La Cour juge dès lors qu’en supposant même qu’il s’agisse d’un recul significatif de la protection offerte aux agents, la mesure est justifiée par l’objectif poursuivi visant à moderniser et à flexibiliser la cessation de l’emploi statutaire.
- Sur le plan procédural, lorsque le Conseil d'État annulait auparavant une décision de rupture, l’agent concerné avait en principe droit à une réintégration dans sa fonction antérieure. En transférant la compétence aux juridictions du travail, le décret prive ces agents du droit de réintégrer leurs fonctions dans le cas où la rupture est jugée irrégulière.
Sur ce point, la Cour constitutionnelle juge que le décret viole l’article 23 de la Constitution. Elle souligne que la stabilité d’emploi constitue une caractéristique essentielle du statut de fonctionnaire. Or, selon elle, le besoin de flexibilisation ne saurait justifier une réduction significative du degré de protection existant en cette matière.
3. Conséquences
Bien que la Cour constitutionnelle ne juge qu’une partie du décret contraire à la Constitution, elle en prononce néanmoins l’annulation dans son intégralité. Selon la Cour, le décret constitue un tout indivisible, ce qui rend une annulation partielle impossible.

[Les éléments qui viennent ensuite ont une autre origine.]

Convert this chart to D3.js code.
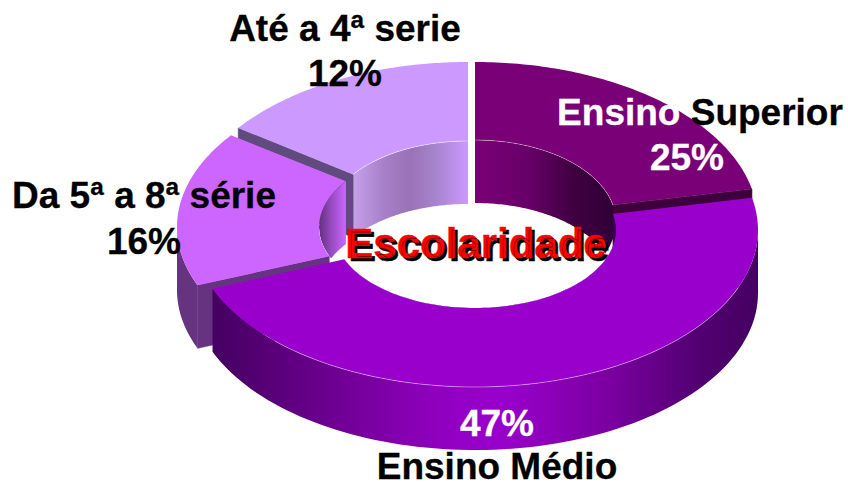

Enfin, la Cour décide de maintenir les effets du décret annulé jusqu’au 5 juin 2025. Ce faisant, elle souhaite garantir la sécurité juridique à l’égard des licenciements prononcés avant l’annulation du décret et ne pas interférer dans les procédures en cours. Concrètement, cela signifie que les agents licenciés sur la base du décret annulé ne pourront pas obtenir leur réintégration.
À retenir ?
La Cour constitutionnelle juge que le décret flamand sur le licenciement viole la Constitution en raison de la suppression de la possibilité de réintégration pour les agents statutaires. Les effets du décret annulé sont maintenus jusqu’au 5 juin 2025.
Source : Cour Constitutionnelle 5 juin 2025, n° 85/2025, disponible sur cour-const.be.